SUPPLIED DATA —
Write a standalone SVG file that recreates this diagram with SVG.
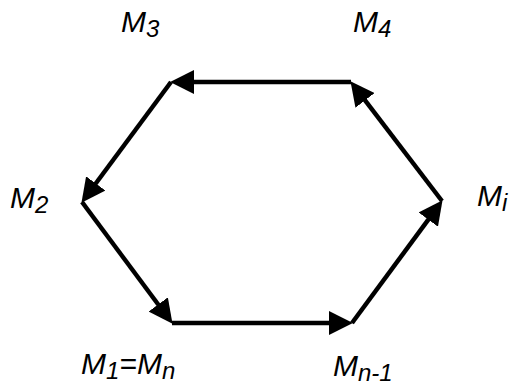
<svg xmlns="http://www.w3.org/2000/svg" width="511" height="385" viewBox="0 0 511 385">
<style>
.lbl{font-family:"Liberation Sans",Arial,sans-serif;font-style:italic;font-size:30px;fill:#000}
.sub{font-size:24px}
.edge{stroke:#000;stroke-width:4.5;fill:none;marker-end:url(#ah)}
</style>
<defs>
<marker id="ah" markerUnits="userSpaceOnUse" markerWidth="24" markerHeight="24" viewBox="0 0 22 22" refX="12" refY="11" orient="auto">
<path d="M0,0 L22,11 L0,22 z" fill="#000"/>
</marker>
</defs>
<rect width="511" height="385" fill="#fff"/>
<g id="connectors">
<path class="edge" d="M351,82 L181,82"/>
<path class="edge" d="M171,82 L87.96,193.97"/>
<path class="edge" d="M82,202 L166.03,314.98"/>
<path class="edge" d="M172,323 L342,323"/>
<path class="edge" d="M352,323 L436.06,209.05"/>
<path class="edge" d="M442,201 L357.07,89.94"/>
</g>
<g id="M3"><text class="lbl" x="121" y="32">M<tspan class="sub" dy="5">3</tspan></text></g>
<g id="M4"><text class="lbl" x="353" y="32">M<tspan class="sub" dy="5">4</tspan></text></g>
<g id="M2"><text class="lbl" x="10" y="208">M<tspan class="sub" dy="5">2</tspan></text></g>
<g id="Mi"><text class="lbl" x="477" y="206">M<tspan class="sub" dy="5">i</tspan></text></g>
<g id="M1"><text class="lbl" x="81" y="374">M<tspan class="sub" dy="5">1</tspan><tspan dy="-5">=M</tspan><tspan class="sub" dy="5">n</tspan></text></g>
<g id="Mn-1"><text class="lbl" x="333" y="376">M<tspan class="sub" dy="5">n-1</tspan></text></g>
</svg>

WHAT YOU SHOULD DO —
Omit every picture, then reproduce the rest of the listing exactly.

COMPLETE OUTPUT —
Write a standalone SVG file that recreates this diagram with SVG.
<svg xmlns="http://www.w3.org/2000/svg" width="511" height="385" viewBox="0 0 511 385">
<style>
.lbl{font-family:"Liberation Sans",Arial,sans-serif;font-style:italic;font-size:30px;fill:#000}
.sub{font-size:24px}
.edge{stroke:#000;stroke-width:4.5;fill:none;marker-end:url(#ah)}
</style>
<defs>
<marker id="ah" markerUnits="userSpaceOnUse" markerWidth="24" markerHeight="24" viewBox="0 0 22 22" refX="12" refY="11" orient="auto">
<path d="M0,0 L22,11 L0,22 z" fill="#000"/>
</marker>
</defs>
<rect width="511" height="385" fill="#fff"/>
<g id="connectors">
<path class="edge" d="M351,82 L181,82"/>
<path class="edge" d="M171,82 L87.96,193.97"/>
<path class="edge" d="M82,202 L166.03,314.98"/>
<path class="edge" d="M172,323 L342,323"/>
<path class="edge" d="M352,323 L436.06,209.05"/>
<path class="edge" d="M442,201 L357.07,89.94"/>
</g>
<g id="M3"><text class="lbl" x="121" y="32">M<tspan class="sub" dy="5">3</tspan></text></g>
<g id="M4"><text class="lbl" x="353" y="32">M<tspan class="sub" dy="5">4</tspan></text></g>
<g id="M2"><text class="lbl" x="10" y="208">M<tspan class="sub" dy="5">2</tspan></text></g>
<g id="Mi"><text class="lbl" x="477" y="206">M<tspan class="sub" dy="5">i</tspan></text></g>
<g id="M1"><text class="lbl" x="81" y="374">M<tspan class="sub" dy="5">1</tspan><tspan dy="-5">=M</tspan><tspan class="sub" dy="5">n</tspan></text></g>
<g id="Mn-1"><text class="lbl" x="333" y="376">M<tspan class="sub" dy="5">n-1</tspan></text></g>
</svg>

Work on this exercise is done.